Het Koninklijk Huis
25/12/02 Kersttoespraak van H.M. de Koningin
Het gesproken woord geldt
Kerstmis, het feest van licht en leven in donkere tijden, vieren we in
de laatste dagen van het jaar. Voor mijn familie en mijzelf is dit een
diep ingrijpend jaar geweest. In bruiloft, geboorte, doop en dood zijn
alle fasen van het leven aan ons voorbijgegaan. In ons verdriet om
mijn man hebben velen gedeeld. Het afscheid heeft hem als mens
belicht. Zoals hij leefde vanuit zijn beginselen van waardigheid en
gelijkwaardigheid, heeft hij een voorbeeld mogen zijn. Met overtuiging
zette hij zich in voor medemenselijkheid, gerechtigheid en waarheid.
Oprecht gehecht aan het leven vond hij zijn kracht in verbondenheid
met mensen, ook in andere werelddelen.
Met Kerstmis wordt de verbondenheid verkondigd tussen God en mensen.
Die boodschap raakt ook onze verhouding tot elkaar: hoe wij onze
naasten tegemoet treden, wat wij kunnen bijdragen aan het samen leven
en welke inhoud wij geven aan de liefde van mens tot mens. Zo plaatst
het Kerstverhaal ons middenin de werkelijkheid van vandaag.

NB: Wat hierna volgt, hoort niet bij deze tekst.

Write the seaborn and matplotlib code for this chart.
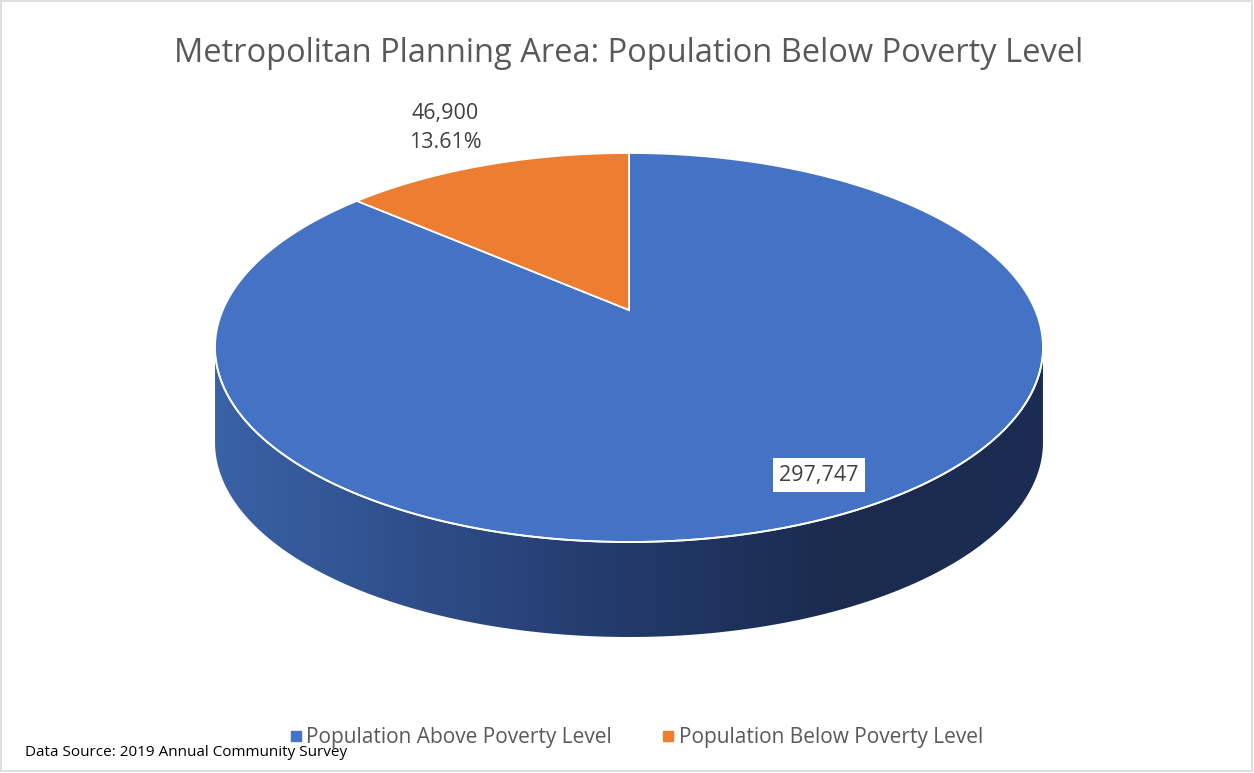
import numpy as np
import matplotlib
matplotlib.use("Agg")
import matplotlib.pyplot as plt
from matplotlib.patches import Polygon, Rectangle
from matplotlib.colors import LinearSegmentedColormap
from matplotlib.lines import Line2D
import seaborn as sns

# data
labels = ["Population Above Poverty Level", "Population Below Poverty Level"]
values = [297747, 46900]
title = "Metropolitan Planning Area: Population Below Poverty Level"
source = "Data Source: 2019 Annual Community Survey"

sns.set_theme(style="white")
plt.rcParams['font.family'] = ['Open Sans', 'DejaVu Sans']
colors = ["#4472c4", "#ed7d31"]

W, H = 1254, 773
fig = plt.figure(figsize=(W / 100, H / 100), dpi=100)
ax = fig.add_axes([0, 0, 1, 1])
ax.set_xlim(0, W)
ax.set_ylim(H, 0)
ax.axis("off")

# tilted disc seen in perspective (pixel space)
cx, apex_y = 629, 310
k, q, A = 0.1928, -127.5, 406.2
depth = 95


def disc(theta, dy=0):
    t = np.radians(theta)
    u, v = np.cos(t), np.sin(t)
    return cx + A * u / (1 + k * v), (apex_y + q * v) / (1 + k * v) + dy


# side of the pie (front half)
phi0 = np.degrees(np.arcsin(k))
t_front = np.linspace(180 + phi0, 360 - phi0, 300)
xt, yt = disc(t_front)
xb, yb = disc(t_front[::-1], depth)
side = Polygon(np.column_stack([np.r_[xt, xb], np.r_[yt, yb]]), closed=True,
               facecolor="none", edgecolor="none")
ax.add_patch(side)
cmap = LinearSegmentedColormap.from_list(
    "side", ["#3a62a7", "#2e4d88", "#22396a", "#1a2b4e", "#1b2d52"])
grad = np.linspace(0, 1, 256).reshape(1, -1)
img = ax.imshow(grad, cmap=cmap, aspect="auto",
                extent=[xt.min(), xt.max(), yb.max(), yt.min()], zorder=1)
img.set_clip_path(side)

# top slices; orange runs counter-clockwise from 12 o'clock
total = sum(values)
frac = [v / total for v in values]
start = 90
bounds = [(start + 360 * frac[1], start + 360), (start, start + 360 * frac[1])]
for (t0, t1), c in zip(bounds, colors):
    ts = np.linspace(t0, t1, 400)
    x, y = disc(ts)
    poly = Polygon(np.column_stack([np.r_[cx, x], np.r_[apex_y, y]]), closed=True,
                   facecolor=c, edgecolor="white", linewidth=1.3, zorder=2)
    ax.add_patch(poly)

# white rim on the front edge
xr, yr = disc(np.linspace(180 + phi0 + 3, 360 - phi0 - 3, 300))
ax.plot(xr, yr, color="white", lw=1.3, zorder=3)

# data labels
ax.text(445, 128, f"{values[1]:,}\n{frac[1] * 100:.2f}%", ha="center", va="center",
        fontsize=15.5, color="#404040", linespacing=1.5, zorder=4)
ax.text(819, 475, f"{values[0]:,}", ha="center", va="center", fontsize=15.5,
        color="#404040", zorder=4,
        bbox=dict(boxstyle="square,pad=0.3", facecolor="white", edgecolor="none"))

# title
ax.text(629, 53, title, ha="center", va="center", fontsize=23.5, color="#595959")

# legend
handles = [Line2D([], [], marker="s", linestyle="none", markersize=6.5,
                  markerfacecolor=c, markeredgecolor=c) for c in colors]
fig.legend(handles, labels, loc="center", bbox_to_anchor=(634 / W, 1 - 738 / H),
           ncol=2, frameon=False, fontsize=15, labelcolor="#595959",
           handletextpad=0.0, columnspacing=2.2, handlelength=1.0)

ax.text(25, 753, source, ha="left", va="center", fontsize=11, color="black")

ax.add_patch(Rectangle((1, 1), W - 3, H - 3, fill=False, edgecolor="#d9d9d9", lw=1.2))

fig.savefig("out.png", dpi=100)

Wij leven in een verwarrende tijd, vol onvrede en onbestemde
angstgevoelens. De samenleving lijkt te verloederen. Losgeslagen van
oude ankers blijkt onze maatschappij niet goed bij machte om te gaan
met het opbreken van vertrouwde zekerheden. Te lang zijn onrust en
onbehagen weggedrukt. Verplichte verdraagzaamheid, waarmee geduld
wordt wat in wezen onaanvaardbaar is, leidt tot schijntolerantie.

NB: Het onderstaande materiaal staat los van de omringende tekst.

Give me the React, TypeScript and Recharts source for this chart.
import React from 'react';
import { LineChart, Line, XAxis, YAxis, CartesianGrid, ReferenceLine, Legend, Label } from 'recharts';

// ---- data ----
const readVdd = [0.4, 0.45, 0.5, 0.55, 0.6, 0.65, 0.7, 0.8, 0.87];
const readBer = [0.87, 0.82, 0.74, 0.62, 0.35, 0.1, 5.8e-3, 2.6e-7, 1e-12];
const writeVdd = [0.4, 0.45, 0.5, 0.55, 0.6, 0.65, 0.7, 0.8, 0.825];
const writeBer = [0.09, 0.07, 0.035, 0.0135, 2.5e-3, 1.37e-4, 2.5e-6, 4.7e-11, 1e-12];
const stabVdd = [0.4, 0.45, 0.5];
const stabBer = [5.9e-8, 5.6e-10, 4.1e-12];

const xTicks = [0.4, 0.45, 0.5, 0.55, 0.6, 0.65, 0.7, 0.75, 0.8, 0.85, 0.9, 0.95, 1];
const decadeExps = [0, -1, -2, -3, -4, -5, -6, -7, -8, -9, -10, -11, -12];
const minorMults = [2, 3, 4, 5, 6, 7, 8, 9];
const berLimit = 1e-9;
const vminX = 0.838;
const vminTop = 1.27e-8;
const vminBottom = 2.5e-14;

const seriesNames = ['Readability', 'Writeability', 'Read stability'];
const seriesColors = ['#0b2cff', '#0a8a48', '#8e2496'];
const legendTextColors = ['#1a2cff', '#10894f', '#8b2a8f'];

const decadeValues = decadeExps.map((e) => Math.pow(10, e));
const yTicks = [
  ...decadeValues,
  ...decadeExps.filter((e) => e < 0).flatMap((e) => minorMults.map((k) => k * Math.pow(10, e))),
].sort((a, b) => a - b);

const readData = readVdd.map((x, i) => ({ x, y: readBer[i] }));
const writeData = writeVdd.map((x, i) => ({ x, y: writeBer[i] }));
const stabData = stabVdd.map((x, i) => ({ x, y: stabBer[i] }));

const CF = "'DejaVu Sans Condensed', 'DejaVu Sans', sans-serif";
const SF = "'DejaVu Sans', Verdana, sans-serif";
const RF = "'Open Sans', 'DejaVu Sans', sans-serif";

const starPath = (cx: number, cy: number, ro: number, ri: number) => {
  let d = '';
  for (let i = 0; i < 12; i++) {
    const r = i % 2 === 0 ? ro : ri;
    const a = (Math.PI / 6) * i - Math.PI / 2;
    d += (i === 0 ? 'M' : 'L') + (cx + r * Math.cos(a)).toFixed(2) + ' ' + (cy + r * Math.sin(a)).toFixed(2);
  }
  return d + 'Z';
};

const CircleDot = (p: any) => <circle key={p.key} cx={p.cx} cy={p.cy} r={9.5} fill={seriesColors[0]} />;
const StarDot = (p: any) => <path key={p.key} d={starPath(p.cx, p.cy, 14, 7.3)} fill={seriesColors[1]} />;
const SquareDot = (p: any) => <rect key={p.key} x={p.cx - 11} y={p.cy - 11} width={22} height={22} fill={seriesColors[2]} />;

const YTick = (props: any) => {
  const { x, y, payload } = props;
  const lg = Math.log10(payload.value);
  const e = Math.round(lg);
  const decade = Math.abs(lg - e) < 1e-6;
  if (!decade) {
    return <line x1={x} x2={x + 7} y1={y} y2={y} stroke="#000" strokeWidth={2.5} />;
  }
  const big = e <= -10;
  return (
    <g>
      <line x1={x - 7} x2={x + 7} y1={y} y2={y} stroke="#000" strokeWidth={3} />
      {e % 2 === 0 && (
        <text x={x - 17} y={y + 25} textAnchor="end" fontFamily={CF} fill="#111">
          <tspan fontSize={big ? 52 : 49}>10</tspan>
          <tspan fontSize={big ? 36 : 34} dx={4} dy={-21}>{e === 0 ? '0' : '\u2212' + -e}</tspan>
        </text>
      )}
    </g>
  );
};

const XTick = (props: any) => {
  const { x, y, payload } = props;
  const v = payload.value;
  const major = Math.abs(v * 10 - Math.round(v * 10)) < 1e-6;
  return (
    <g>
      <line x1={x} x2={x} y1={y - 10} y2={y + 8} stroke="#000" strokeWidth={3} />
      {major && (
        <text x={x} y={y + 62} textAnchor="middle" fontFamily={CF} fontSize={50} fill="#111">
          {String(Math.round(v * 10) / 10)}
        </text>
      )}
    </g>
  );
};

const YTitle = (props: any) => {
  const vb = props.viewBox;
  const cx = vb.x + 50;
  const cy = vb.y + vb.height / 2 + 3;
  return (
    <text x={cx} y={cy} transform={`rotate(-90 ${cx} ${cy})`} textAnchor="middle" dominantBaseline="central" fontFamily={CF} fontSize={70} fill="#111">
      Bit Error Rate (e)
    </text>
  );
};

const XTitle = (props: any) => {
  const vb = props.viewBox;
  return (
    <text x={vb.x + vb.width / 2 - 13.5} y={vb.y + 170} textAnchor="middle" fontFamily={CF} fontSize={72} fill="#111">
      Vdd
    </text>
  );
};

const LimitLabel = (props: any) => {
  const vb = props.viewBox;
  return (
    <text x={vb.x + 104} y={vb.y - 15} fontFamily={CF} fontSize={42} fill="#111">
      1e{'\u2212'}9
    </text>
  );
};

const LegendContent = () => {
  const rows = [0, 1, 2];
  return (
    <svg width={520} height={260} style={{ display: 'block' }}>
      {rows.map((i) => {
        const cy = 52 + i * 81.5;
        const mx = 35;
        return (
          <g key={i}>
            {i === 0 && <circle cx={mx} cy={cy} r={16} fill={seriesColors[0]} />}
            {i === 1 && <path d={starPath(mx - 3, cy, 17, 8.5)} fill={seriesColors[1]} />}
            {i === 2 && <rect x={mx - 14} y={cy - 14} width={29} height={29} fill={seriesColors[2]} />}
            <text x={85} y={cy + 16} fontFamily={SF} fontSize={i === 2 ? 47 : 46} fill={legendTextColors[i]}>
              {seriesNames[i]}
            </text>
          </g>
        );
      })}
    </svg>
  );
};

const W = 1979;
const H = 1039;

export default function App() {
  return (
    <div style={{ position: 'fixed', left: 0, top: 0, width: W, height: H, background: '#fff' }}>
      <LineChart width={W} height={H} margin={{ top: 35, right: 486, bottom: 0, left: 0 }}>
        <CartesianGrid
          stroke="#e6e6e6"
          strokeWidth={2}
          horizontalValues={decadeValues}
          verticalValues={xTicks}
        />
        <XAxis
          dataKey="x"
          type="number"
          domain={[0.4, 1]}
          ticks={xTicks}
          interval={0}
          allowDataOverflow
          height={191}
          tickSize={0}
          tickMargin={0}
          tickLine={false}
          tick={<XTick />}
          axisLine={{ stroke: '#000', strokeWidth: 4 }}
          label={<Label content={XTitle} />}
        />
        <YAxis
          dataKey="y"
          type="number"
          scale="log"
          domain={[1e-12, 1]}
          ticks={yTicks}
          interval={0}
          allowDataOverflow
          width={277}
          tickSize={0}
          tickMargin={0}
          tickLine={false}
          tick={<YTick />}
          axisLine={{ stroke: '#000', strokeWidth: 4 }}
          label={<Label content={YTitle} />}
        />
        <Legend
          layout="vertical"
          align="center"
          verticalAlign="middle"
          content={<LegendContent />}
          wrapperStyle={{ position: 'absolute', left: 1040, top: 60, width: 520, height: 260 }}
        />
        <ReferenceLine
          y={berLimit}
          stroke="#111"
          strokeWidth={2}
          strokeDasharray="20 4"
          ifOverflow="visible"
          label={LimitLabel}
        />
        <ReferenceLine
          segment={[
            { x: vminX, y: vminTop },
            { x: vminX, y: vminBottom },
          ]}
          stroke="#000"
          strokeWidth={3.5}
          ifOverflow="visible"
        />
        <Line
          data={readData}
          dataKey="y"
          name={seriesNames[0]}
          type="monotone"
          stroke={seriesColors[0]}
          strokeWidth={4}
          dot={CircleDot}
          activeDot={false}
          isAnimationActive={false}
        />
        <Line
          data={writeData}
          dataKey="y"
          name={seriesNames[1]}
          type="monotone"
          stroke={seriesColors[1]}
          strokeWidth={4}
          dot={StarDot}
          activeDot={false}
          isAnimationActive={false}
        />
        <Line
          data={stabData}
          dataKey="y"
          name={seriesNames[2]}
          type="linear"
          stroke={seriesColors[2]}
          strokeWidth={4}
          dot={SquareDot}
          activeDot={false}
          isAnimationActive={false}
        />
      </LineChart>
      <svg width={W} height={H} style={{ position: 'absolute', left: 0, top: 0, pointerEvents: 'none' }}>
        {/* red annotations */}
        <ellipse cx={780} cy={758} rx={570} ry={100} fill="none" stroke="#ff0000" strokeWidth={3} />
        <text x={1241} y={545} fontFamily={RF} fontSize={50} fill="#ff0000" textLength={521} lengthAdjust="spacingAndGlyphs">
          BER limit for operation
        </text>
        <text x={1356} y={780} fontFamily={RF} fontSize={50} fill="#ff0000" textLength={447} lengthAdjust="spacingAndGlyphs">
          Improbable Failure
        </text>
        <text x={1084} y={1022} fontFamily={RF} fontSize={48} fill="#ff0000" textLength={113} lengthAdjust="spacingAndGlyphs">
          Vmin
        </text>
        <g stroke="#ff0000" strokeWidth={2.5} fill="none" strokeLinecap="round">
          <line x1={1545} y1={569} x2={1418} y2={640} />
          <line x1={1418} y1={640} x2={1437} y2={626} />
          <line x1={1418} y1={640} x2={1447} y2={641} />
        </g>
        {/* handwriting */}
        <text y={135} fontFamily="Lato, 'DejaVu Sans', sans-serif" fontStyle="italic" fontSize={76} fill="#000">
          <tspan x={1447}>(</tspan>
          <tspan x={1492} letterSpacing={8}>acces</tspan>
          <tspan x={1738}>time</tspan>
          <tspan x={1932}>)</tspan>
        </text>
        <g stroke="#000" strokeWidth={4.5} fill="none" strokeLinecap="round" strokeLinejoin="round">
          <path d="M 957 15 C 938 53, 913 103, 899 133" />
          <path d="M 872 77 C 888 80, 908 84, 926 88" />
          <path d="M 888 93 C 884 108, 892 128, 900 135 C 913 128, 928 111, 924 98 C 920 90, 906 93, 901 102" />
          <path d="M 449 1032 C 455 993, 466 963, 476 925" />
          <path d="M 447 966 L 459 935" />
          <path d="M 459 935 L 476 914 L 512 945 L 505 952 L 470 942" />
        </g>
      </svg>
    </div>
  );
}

Tolereren mag evenmin ontaarden in onverschilligheid, of een excuus
zijn om zich af te wenden van echte problemen.
Niemand mag de ogen sluiten voor onrecht en grof geweld. Dat mensen
elkaar krenken, beledigen en discrimineren kan niet worden gedoogd.
Persoonlijke opvattingen en eigen waarheden kunnen hiervoor nooit een
rechtvaardiging zijn.
Eigen gelijk is niet altijd dè waarheid; die is immers niet los te
zien van de ontmoeting tussen mensen. Waarheid ontstaat in dialoog,
niet door stellingen en meningen te poneren. Juist toetsing aan de
opvattingen van anderen kan ruimte scheppen die nodig is om met
fundamentele verschillen om te gaan.
Verschillen zijn niet te ontkennen. Zij zijn een gegeven en daarmee
het vertrekpunt bij elke toenadering. Wij hebben te aanvaarden dat er
verschil is in karakter, etnische afkomst, geaardheid, talent en
opvoeding. Onderscheid behoort tot de rijkdom van het mens zijn. Maar
waar verschillen leiden tot ongelijkheid in bejegening en tot
onrechtvaardigheid, is een ieder geroepen dit te bestrijden.

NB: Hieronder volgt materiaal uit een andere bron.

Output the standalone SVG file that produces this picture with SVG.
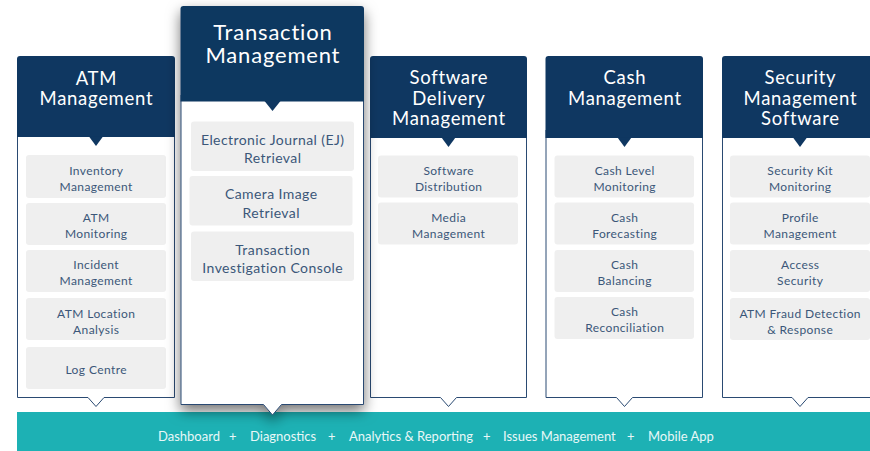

De grenzen van het toelaatbare liggen vast in wetten. Fundamentele
waarden vormen evenzeer de basis voor een moreel oordeel over gedrag
en opvattingen. Vanuit die grondbeginselen is het een uitdaging te
zoeken naar èchte tolerantie, niet in onverschilligheid maar in
betrokkenheid.
Dat begint bij luisteren. Luisteren is meer dan aanhoren. Men behoeft
het niet eens te zijn met wat een ander beweegt om zich daarvoor toch
open te stellen. Iemand leren kennen is een eerste stap op weg naar
een beter begrijpen. Onze maatschappij met haar verscheidenheid in
cultuur vraagt geduld en creativiteit bij het zoeken naar nieuwe
vormen van sàmen leven. Tussen verschillende religies en overtuigingen
en tussen uiteenlopende leefgewoonten en verhoudingen moeten we
bruggen slaan.
Het is bemoedigend en inspirerend overal in het land voorbeelden te
zien van mensen die trachten problemen om te zetten in oplossingen,
dwars door alle weerstand heen. Zij zijn in staat over grenzen heen te
kijken. Ondanks teleurstelling en tegenslag, keer op keer, zijn er
toch burgers die niet toegeven aan gevoelens van onmacht, die
wantrouwen willen overwinnen en die zich blijven inzetten voor
medemenselijkheid. Over en weer proberen zij steun te vinden in een
toegestoken hand, verlangend naar contact.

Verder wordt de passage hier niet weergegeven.